▶ [Set task]: Images should be left out, and everything else in the listing reproduced exactly.

▶ [Data provided]:
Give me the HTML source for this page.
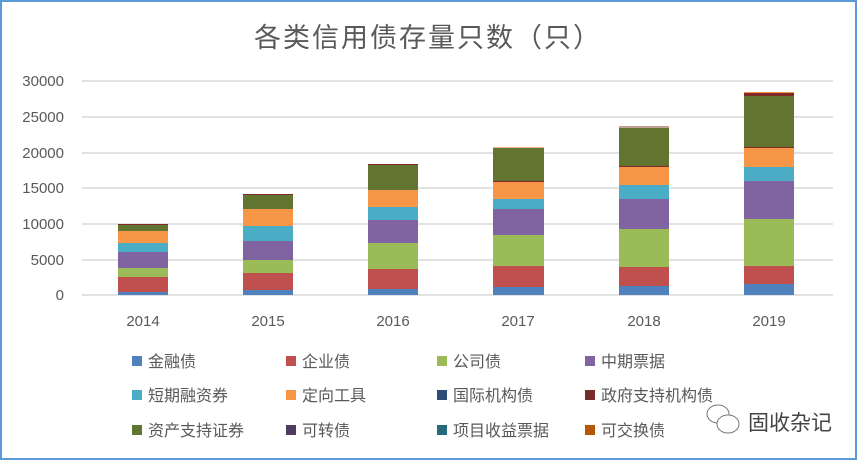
<!DOCTYPE html>
<html><head><meta charset="utf-8"><style>
body{margin:0;background:#fff;}
svg text{font-family:"Liberation Sans","Noto Sans CJK SC",sans-serif;fill:#595959;}
</style></head><body>
<svg width="857" height="460" xmlns="http://www.w3.org/2000/svg">
<rect x="1" y="1" width="855" height="458" fill="#fff" stroke="#5b9bd5" stroke-width="2"/>
<text x="428" y="47" font-size="27" text-anchor="middle" letter-spacing="2">各类信用债存量只数（只）</text>
<g stroke="#d9d9d9" stroke-width="1.5">
<line x1="82" x2="833" y1="81" y2="81"/><line x1="82" x2="833" y1="117" y2="117"/>
<line x1="82" x2="833" y1="153" y2="153"/><line x1="82" x2="833" y1="188" y2="188"/>
<line x1="82" x2="833" y1="224" y2="224"/><line x1="82" x2="833" y1="260" y2="260"/>
<line x1="82" x2="833" y1="295" y2="295"/>
</g>
<g font-size="15" text-anchor="end">
<text x="64" y="86">30000</text><text x="64" y="122">25000</text><text x="64" y="158">20000</text>
<text x="64" y="193">15000</text><text x="64" y="229">10000</text><text x="64" y="265">5000</text>
<text x="64" y="300">0</text>
</g>
<g font-size="15" text-anchor="middle">
<text x="143" y="326">2014</text><text x="268" y="326">2015</text><text x="393" y="326">2016</text>
<text x="518" y="326">2017</text><text x="644" y="326">2018</text><text x="769" y="326">2019</text>
</g>
<!-- bars -->
<g>
<rect x="118" y="292" width="50" height="3" fill="#4f81bd"/>
<rect x="118" y="277" width="50" height="15" fill="#c0504d"/>
<rect x="118" y="268" width="50" height="9" fill="#9bbb59"/>
<rect x="118" y="252" width="50" height="16" fill="#8064a2"/>
<rect x="118" y="243" width="50" height="9" fill="#4bacc6"/>
<rect x="118" y="231" width="50" height="12" fill="#f79646"/>
<rect x="118" y="225" width="50" height="6" fill="#617530"/>
<rect x="118" y="224" width="50" height="1" fill="#7f2a26"/>

<rect x="243" y="290" width="50" height="5" fill="#4f81bd"/>
<rect x="243" y="273" width="50" height="17" fill="#c0504d"/>
<rect x="243" y="260" width="50" height="13" fill="#9bbb59"/>
<rect x="243" y="241" width="50" height="19" fill="#8064a2"/>
<rect x="243" y="226" width="50" height="15" fill="#4bacc6"/>
<rect x="243" y="209" width="50" height="17" fill="#f79646"/>
<rect x="243" y="195" width="50" height="14" fill="#617530"/>
<rect x="243" y="194" width="50" height="1" fill="#7f2a26"/>

<rect x="368" y="289" width="50" height="6" fill="#4f81bd"/>
<rect x="368" y="269" width="50" height="20" fill="#c0504d"/>
<rect x="368" y="243" width="50" height="26" fill="#9bbb59"/>
<rect x="368" y="220" width="50" height="23" fill="#8064a2"/>
<rect x="368" y="207" width="50" height="13" fill="#4bacc6"/>
<rect x="368" y="190" width="50" height="17" fill="#f79646"/>
<rect x="368" y="165" width="50" height="25" fill="#617530"/>
<rect x="368" y="164" width="50" height="1" fill="#7f2a26"/>

<rect x="493" y="287" width="51" height="8" fill="#4f81bd"/>
<rect x="493" y="266" width="51" height="21" fill="#c0504d"/>
<rect x="493" y="235" width="51" height="31" fill="#9bbb59"/>
<rect x="493" y="209" width="51" height="26" fill="#8064a2"/>
<rect x="493" y="199" width="51" height="10" fill="#4bacc6"/>
<rect x="493" y="182" width="51" height="17" fill="#f79646"/>
<rect x="493" y="181" width="51" height="1" fill="#7f2a26"/>
<rect x="493" y="148" width="51" height="33" fill="#617530"/>
<rect x="493" y="147" width="51" height="1" fill="#f4b183"/>

<rect x="619" y="286" width="50" height="9" fill="#4f81bd"/>
<rect x="619" y="267" width="50" height="19" fill="#c0504d"/>
<rect x="619" y="229" width="50" height="38" fill="#9bbb59"/>
<rect x="619" y="199" width="50" height="30" fill="#8064a2"/>
<rect x="619" y="185" width="50" height="14" fill="#4bacc6"/>
<rect x="619" y="167" width="50" height="18" fill="#f79646"/>
<rect x="619" y="166" width="50" height="1" fill="#7f2a26"/>
<rect x="619" y="128" width="50" height="38" fill="#617530"/>
<rect x="619" y="126" width="50" height="2" fill="#c0a090"/>

<rect x="744" y="284" width="50" height="11" fill="#4f81bd"/>
<rect x="744" y="266" width="50" height="18" fill="#c0504d"/>
<rect x="744" y="219" width="50" height="47" fill="#9bbb59"/>
<rect x="744" y="181" width="50" height="38" fill="#8064a2"/>
<rect x="744" y="167" width="50" height="14" fill="#4bacc6"/>
<rect x="744" y="148" width="50" height="19" fill="#f79646"/>
<rect x="744" y="147" width="50" height="1" fill="#7f2a26"/>
<rect x="744" y="96" width="50" height="51" fill="#617530"/>
<rect x="744" y="93" width="50" height="3" fill="#7f2a26"/>
<rect x="744" y="92" width="50" height="1" fill="#f79646"/>
</g>
<!-- legend -->
<g font-size="16">
<rect x="132" y="356" width="10" height="10" fill="#4f81bd"/><text x="148" y="367">金融债</text>
<rect x="286" y="356" width="10" height="10" fill="#c0504d"/><text x="302" y="367">企业债</text>
<rect x="437" y="356" width="10" height="10" fill="#9bbb59"/><text x="453" y="367">公司债</text>
<rect x="585" y="356" width="10" height="10" fill="#8064a2"/><text x="601" y="367">中期票据</text>

<rect x="132" y="390" width="10" height="10" fill="#4bacc6"/><text x="148" y="401">短期融资券</text>
<rect x="286" y="390" width="10" height="10" fill="#f79646"/><text x="302" y="401">定向工具</text>
<rect x="437" y="390" width="10" height="10" fill="#2c4d75"/><text x="453" y="401">国际机构债</text>
<rect x="585" y="390" width="10" height="10" fill="#772c2a"/><text x="601" y="401">政府支持机构债</text>

<rect x="132" y="425" width="10" height="10" fill="#5f7530"/><text x="148" y="436">资产支持证券</text>
<rect x="286" y="425" width="10" height="10" fill="#4d3b62"/><text x="302" y="436">可转债</text>
<rect x="437" y="425" width="10" height="10" fill="#276a7c"/><text x="453" y="436">项目收益票据</text>
<rect x="585" y="425" width="10" height="10" fill="#b65708"/><text x="601" y="436">可交换债</text>
</g>
<!-- watermark -->
<g fill="none" stroke="#777" stroke-width="1">
<ellipse cx="718" cy="414" rx="11" ry="9"/>
<ellipse cx="728" cy="424" rx="11" ry="9" fill="#fff"/>
</g>
<text x="748" y="430" font-size="21" style="fill:#444">固收杂记</text>
</svg>
</body></html>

▶ [Solution for this exercise]:
Give me the HTML source for this page.
<!DOCTYPE html>
<html><head><meta charset="utf-8"><style>
body{margin:0;background:#fff;}
svg text{font-family:"Liberation Sans","Noto Sans CJK SC",sans-serif;fill:#595959;}
</style></head><body>
<svg width="857" height="460" xmlns="http://www.w3.org/2000/svg">
<rect x="1" y="1" width="855" height="458" fill="#fff" stroke="#5b9bd5" stroke-width="2"/>
<text x="428" y="47" font-size="27" text-anchor="middle" letter-spacing="2">各类信用债存量只数（只）</text>
<g stroke="#d9d9d9" stroke-width="1.5">
<line x1="82" x2="833" y1="81" y2="81"/><line x1="82" x2="833" y1="117" y2="117"/>
<line x1="82" x2="833" y1="153" y2="153"/><line x1="82" x2="833" y1="188" y2="188"/>
<line x1="82" x2="833" y1="224" y2="224"/><line x1="82" x2="833" y1="260" y2="260"/>
<line x1="82" x2="833" y1="295" y2="295"/>
</g>
<g font-size="15" text-anchor="end">
<text x="64" y="86">30000</text><text x="64" y="122">25000</text><text x="64" y="158">20000</text>
<text x="64" y="193">15000</text><text x="64" y="229">10000</text><text x="64" y="265">5000</text>
<text x="64" y="300">0</text>
</g>
<g font-size="15" text-anchor="middle">
<text x="143" y="326">2014</text><text x="268" y="326">2015</text><text x="393" y="326">2016</text>
<text x="518" y="326">2017</text><text x="644" y="326">2018</text><text x="769" y="326">2019</text>
</g>
<!-- bars -->
<g>
<rect x="118" y="292" width="50" height="3" fill="#4f81bd"/>
<rect x="118" y="277" width="50" height="15" fill="#c0504d"/>
<rect x="118" y="268" width="50" height="9" fill="#9bbb59"/>
<rect x="118" y="252" width="50" height="16" fill="#8064a2"/>
<rect x="118" y="243" width="50" height="9" fill="#4bacc6"/>
<rect x="118" y="231" width="50" height="12" fill="#f79646"/>
<rect x="118" y="225" width="50" height="6" fill="#617530"/>
<rect x="118" y="224" width="50" height="1" fill="#7f2a26"/>

<rect x="243" y="290" width="50" height="5" fill="#4f81bd"/>
<rect x="243" y="273" width="50" height="17" fill="#c0504d"/>
<rect x="243" y="260" width="50" height="13" fill="#9bbb59"/>
<rect x="243" y="241" width="50" height="19" fill="#8064a2"/>
<rect x="243" y="226" width="50" height="15" fill="#4bacc6"/>
<rect x="243" y="209" width="50" height="17" fill="#f79646"/>
<rect x="243" y="195" width="50" height="14" fill="#617530"/>
<rect x="243" y="194" width="50" height="1" fill="#7f2a26"/>

<rect x="368" y="289" width="50" height="6" fill="#4f81bd"/>
<rect x="368" y="269" width="50" height="20" fill="#c0504d"/>
<rect x="368" y="243" width="50" height="26" fill="#9bbb59"/>
<rect x="368" y="220" width="50" height="23" fill="#8064a2"/>
<rect x="368" y="207" width="50" height="13" fill="#4bacc6"/>
<rect x="368" y="190" width="50" height="17" fill="#f79646"/>
<rect x="368" y="165" width="50" height="25" fill="#617530"/>
<rect x="368" y="164" width="50" height="1" fill="#7f2a26"/>

<rect x="493" y="287" width="51" height="8" fill="#4f81bd"/>
<rect x="493" y="266" width="51" height="21" fill="#c0504d"/>
<rect x="493" y="235" width="51" height="31" fill="#9bbb59"/>
<rect x="493" y="209" width="51" height="26" fill="#8064a2"/>
<rect x="493" y="199" width="51" height="10" fill="#4bacc6"/>
<rect x="493" y="182" width="51" height="17" fill="#f79646"/>
<rect x="493" y="181" width="51" height="1" fill="#7f2a26"/>
<rect x="493" y="148" width="51" height="33" fill="#617530"/>
<rect x="493" y="147" width="51" height="1" fill="#f4b183"/>

<rect x="619" y="286" width="50" height="9" fill="#4f81bd"/>
<rect x="619" y="267" width="50" height="19" fill="#c0504d"/>
<rect x="619" y="229" width="50" height="38" fill="#9bbb59"/>
<rect x="619" y="199" width="50" height="30" fill="#8064a2"/>
<rect x="619" y="185" width="50" height="14" fill="#4bacc6"/>
<rect x="619" y="167" width="50" height="18" fill="#f79646"/>
<rect x="619" y="166" width="50" height="1" fill="#7f2a26"/>
<rect x="619" y="128" width="50" height="38" fill="#617530"/>
<rect x="619" y="126" width="50" height="2" fill="#c0a090"/>

<rect x="744" y="284" width="50" height="11" fill="#4f81bd"/>
<rect x="744" y="266" width="50" height="18" fill="#c0504d"/>
<rect x="744" y="219" width="50" height="47" fill="#9bbb59"/>
<rect x="744" y="181" width="50" height="38" fill="#8064a2"/>
<rect x="744" y="167" width="50" height="14" fill="#4bacc6"/>
<rect x="744" y="148" width="50" height="19" fill="#f79646"/>
<rect x="744" y="147" width="50" height="1" fill="#7f2a26"/>
<rect x="744" y="96" width="50" height="51" fill="#617530"/>
<rect x="744" y="93" width="50" height="3" fill="#7f2a26"/>
<rect x="744" y="92" width="50" height="1" fill="#f79646"/>
</g>
<!-- legend -->
<g font-size="16">
<rect x="132" y="356" width="10" height="10" fill="#4f81bd"/><text x="148" y="367">金融债</text>
<rect x="286" y="356" width="10" height="10" fill="#c0504d"/><text x="302" y="367">企业债</text>
<rect x="437" y="356" width="10" height="10" fill="#9bbb59"/><text x="453" y="367">公司债</text>
<rect x="585" y="356" width="10" height="10" fill="#8064a2"/><text x="601" y="367">中期票据</text>

<rect x="132" y="390" width="10" height="10" fill="#4bacc6"/><text x="148" y="401">短期融资券</text>
<rect x="286" y="390" width="10" height="10" fill="#f79646"/><text x="302" y="401">定向工具</text>
<rect x="437" y="390" width="10" height="10" fill="#2c4d75"/><text x="453" y="401">国际机构债</text>
<rect x="585" y="390" width="10" height="10" fill="#772c2a"/><text x="601" y="401">政府支持机构债</text>

<rect x="132" y="425" width="10" height="10" fill="#5f7530"/><text x="148" y="436">资产支持证券</text>
<rect x="286" y="425" width="10" height="10" fill="#4d3b62"/><text x="302" y="436">可转债</text>
<rect x="437" y="425" width="10" height="10" fill="#276a7c"/><text x="453" y="436">项目收益票据</text>
<rect x="585" y="425" width="10" height="10" fill="#b65708"/><text x="601" y="436">可交换债</text>
</g>
<!-- watermark -->
<g fill="none" stroke="#777" stroke-width="1">
<ellipse cx="718" cy="414" rx="11" ry="9"/>
<ellipse cx="728" cy="424" rx="11" ry="9" fill="#fff"/>
</g>
<text x="748" y="430" font-size="21" style="fill:#444">固收杂记</text>
</svg>
</body></html>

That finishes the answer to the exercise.